墨肃说:“你要是个男子,我也是男子有什么不可以看的。除非你是个女子,或者身上长了什么见不得人的东西。”

墨肃与萧渃、元瑾一起长大,他与萧渃早已坦诚相看。唯独元瑾,即使在夏日里,都穿着里外好几层衣物。

墨肃猜测,元瑾身上一定长着痤疮或其他无法见人的东西。一个顽劣男童的心思溢满眸中,他今天是一定要和元瑾坦诚相看的。

元瑾被墨肃激怒,大声道:“朕怎么可能是女子!朕的身上也没有长见不得人的东西!”小小的面庞,因气怒泛起红晕。

墨肃从腰间拽出一枚品相极佳的玉佩,递向元瑾:“我娘说过,女子之身不可给男子看。这是我们墨家的传家宝,你若是女子,我便娶了你!”他乌黑的眸子闪过一丝狡黠,他知道元瑾一定会被自己激怒,然后就会上当。
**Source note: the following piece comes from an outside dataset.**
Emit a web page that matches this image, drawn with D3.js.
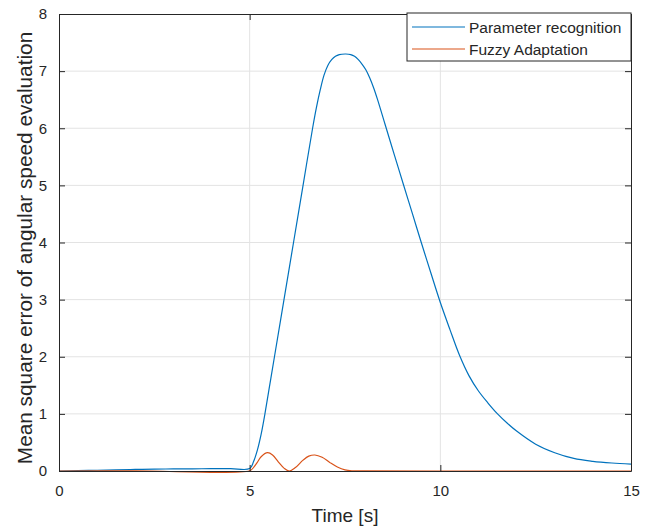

果不其然,元瑾嘟着嘴脱掉龙袍,那内穿裤与外穿裤的系带十分难解,她急于挑衅地看向墨肃,就没有去解。

墨肃把她上半身前前后后看了一遍,没有找到见不得人的病患处。不免心里困惑,那元瑾为什么整日把自己裹得密不透风?

很快,他眼睛停留在元瑾紧紧束着的明黄腰带上,乌黑眸子转动,嘴角弯起更加狡黠的笑意。他伸手去解元瑾的腰带,却被瓷盘落地声惊地回了头。

李奶娘一掀帷幔,看到元瑾脱掉了龙袍,墨肃正欲解她腰带,吓得手中瓷盘跌落,瓷器凉糕零乱在她脚旁。

她的浅口绣花鞋踏扁了那花瓣做的凉糕,急走过来替元瑾穿好龙袍,又转身去案几拿起笔墨急急书下一行字。她拿给一脸懵懂的墨肃与元瑾看:“你怎敢与皇上无礼,若此事被墨大将军知晓,定要重罚你!”

墨肃看着元瑾一脸幸灾乐祸的样子,撇了撇嘴,后退几步垂首不语。冷静下来,李奶娘不敢将此事宣扬,若阮太后知晓,必不会轻饶墨肃。可墨肃也只是孩童,她不忍墨肃被阮太后所害。

盈月初升,墨肃从勤政殿出来,还未从丹墀下来便被阮太后宫里的侍卫追上来绑去了长寿宫。